2 Channel wav files in CV data

  • Training or just running inference - Training
  • Moziall STT branch/version - 0.8.2
  • OS Platform and Distribution - Red Hat Enterprise Linux Server 7.8 (Maipo)
  • Python version - 3.6.8
  • TensorFlow version - 1.15.2

I’ve been working with the Russian Common Voice data, imported with import_cv2.py and during validation DeepSpeech just stopped. No errors, new checkpoints, it just hung. Through a lot of digging I discovered it was because some of the wav files had 2 channels, which failed the assert check when converting pcm to np in audio.py. The really weird part is that all of them were in the dev set, none in train or test. I wrote a bash script to identify the wav files with multiple channels, happy to provide it if you’d like.

Looking through import_cv2 I didn’t see any channel conversion, unless I missed it. So if that’s supposed to be converting 2 channel audio files into 1, something’s going wrong in there. The biggest issue though, imo, is that it fails silently. While I’ve figured it out for my own use, I can see others running into this, especially since I’m using Common Voice data, so I thought you’d want to know.

Let me know if you need any more info or if I can help in any other way.

Thanks for pointing that out and yes, there are things to improve.

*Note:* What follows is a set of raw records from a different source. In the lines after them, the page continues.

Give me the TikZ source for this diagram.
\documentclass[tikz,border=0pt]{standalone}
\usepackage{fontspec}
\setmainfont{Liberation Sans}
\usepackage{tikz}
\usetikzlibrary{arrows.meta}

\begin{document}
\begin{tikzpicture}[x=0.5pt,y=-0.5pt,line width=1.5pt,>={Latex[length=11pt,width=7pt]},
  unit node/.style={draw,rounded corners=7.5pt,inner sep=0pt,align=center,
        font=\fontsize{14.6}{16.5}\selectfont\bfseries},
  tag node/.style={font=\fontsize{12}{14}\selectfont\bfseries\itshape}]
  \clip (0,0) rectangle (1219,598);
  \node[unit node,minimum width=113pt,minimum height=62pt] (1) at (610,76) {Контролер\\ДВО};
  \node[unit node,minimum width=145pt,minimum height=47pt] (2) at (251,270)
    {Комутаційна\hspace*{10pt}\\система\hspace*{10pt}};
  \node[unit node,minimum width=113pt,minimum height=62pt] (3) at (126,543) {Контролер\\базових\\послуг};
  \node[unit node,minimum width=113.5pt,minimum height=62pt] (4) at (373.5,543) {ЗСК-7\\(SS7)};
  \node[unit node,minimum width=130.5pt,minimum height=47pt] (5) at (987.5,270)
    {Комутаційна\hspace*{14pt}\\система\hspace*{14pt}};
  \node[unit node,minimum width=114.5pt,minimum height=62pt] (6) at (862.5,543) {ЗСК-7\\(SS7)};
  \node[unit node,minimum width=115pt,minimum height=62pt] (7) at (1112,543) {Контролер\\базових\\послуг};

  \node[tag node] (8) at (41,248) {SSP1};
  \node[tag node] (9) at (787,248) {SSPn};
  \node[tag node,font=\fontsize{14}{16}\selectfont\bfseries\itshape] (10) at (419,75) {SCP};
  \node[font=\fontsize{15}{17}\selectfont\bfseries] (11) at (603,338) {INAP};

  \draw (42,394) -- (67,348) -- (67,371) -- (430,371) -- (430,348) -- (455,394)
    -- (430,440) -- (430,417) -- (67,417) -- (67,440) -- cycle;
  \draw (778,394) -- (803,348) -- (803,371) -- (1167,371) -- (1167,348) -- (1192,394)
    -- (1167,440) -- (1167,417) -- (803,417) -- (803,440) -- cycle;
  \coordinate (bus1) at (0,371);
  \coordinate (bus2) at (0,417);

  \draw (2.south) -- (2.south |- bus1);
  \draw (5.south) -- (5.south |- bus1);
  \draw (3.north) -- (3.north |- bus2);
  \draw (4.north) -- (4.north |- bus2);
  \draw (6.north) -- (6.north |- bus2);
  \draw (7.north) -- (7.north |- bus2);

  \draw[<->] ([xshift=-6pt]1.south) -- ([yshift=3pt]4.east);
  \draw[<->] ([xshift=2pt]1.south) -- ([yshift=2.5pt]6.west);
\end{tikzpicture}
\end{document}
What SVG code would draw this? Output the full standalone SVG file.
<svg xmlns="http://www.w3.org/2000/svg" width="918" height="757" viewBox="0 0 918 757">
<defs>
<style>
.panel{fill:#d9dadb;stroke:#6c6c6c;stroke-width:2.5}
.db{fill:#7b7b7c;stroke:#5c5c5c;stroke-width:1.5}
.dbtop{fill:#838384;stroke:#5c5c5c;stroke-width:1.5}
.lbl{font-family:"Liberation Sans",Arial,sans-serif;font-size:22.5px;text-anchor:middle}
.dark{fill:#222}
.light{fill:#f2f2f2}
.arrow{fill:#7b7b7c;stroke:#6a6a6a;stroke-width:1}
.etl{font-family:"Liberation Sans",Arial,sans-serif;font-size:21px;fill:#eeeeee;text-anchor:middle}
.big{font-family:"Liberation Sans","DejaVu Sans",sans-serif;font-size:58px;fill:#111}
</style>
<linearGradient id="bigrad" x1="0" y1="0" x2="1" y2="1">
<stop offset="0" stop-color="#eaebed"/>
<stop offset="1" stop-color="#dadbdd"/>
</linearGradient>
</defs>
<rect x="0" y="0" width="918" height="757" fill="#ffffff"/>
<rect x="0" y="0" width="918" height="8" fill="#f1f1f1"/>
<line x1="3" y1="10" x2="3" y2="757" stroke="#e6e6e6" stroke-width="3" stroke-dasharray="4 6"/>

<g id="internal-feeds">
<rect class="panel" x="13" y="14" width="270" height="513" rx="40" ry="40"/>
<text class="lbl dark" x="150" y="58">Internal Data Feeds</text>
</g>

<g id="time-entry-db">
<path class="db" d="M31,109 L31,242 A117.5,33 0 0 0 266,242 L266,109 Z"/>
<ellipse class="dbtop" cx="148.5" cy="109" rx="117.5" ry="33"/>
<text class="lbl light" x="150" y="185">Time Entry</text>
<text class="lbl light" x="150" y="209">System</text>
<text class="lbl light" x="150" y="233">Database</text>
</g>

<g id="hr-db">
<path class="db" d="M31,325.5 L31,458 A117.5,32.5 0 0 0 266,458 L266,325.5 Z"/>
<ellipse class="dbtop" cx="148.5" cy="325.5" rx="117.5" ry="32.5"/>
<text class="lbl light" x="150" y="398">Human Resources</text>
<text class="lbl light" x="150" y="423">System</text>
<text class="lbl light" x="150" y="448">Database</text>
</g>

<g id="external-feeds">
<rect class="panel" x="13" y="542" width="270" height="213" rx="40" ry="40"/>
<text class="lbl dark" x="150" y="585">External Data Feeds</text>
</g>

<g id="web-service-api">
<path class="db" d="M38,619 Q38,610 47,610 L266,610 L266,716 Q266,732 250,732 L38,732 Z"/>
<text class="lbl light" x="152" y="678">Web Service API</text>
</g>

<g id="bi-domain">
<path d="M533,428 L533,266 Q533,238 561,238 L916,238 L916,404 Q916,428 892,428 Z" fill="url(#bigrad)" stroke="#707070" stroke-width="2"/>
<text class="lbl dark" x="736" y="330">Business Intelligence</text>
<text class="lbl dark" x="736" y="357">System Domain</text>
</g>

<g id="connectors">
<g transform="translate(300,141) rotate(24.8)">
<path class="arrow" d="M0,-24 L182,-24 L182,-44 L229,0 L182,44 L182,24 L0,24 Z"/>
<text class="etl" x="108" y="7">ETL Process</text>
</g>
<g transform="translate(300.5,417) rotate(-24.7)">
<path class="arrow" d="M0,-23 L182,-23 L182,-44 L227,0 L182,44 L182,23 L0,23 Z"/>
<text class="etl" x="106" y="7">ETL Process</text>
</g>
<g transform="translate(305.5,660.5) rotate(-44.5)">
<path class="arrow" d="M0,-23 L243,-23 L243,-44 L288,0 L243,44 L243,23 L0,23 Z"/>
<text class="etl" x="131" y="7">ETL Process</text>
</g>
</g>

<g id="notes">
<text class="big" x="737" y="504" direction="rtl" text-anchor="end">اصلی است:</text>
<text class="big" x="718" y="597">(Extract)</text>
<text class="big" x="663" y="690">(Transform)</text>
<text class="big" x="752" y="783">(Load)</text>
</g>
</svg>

  1. If it is not long, simply post the list as preformatted here, so others may use it in the future. Due to the changes at Mozilla I am unsure whether the Common Voice team will improve their systems. Audiomate has a list of invalid German CV files, maybe do a PR there if you use several data sources?

  2. Do you have an idea how to fix the import script to avoid that in the future?

This should not happen, Common Voice is not supposed to release stereo data. Ith appened on some datasets they shipped on the latest release, please file a bug with them.

On their git? Can do.

1 Like

Yes, please. With as much as details if you can, like the filenames involved.

Done. Besides the bad data getting through CV, the other issue I was having was the error not being raised and hanging, but maybe that’s just the server I was on? Hope so. As a potential (non-priority) feature it would be nice to have error logging report which audio file causes issues when they happen, right now the best you get is what step you were on.

this is weird and does not concurr to our experience when bad audio actually breaks the import

That should already be the case, but patches to improve are always welcome.

this is weird and does not concurr to our experience when bad audio actually breaks the import

Sorry I wasn’t clear, this was during validation (training when I was using the bad data to reach the problem faster), not during import. The import went through just fine with the bad data.

Then the importer should be fixed and detect those buggy cases. Making the training and validation code handling those will produce messy unmaintainable code. Dataset regulation should happen at the import level.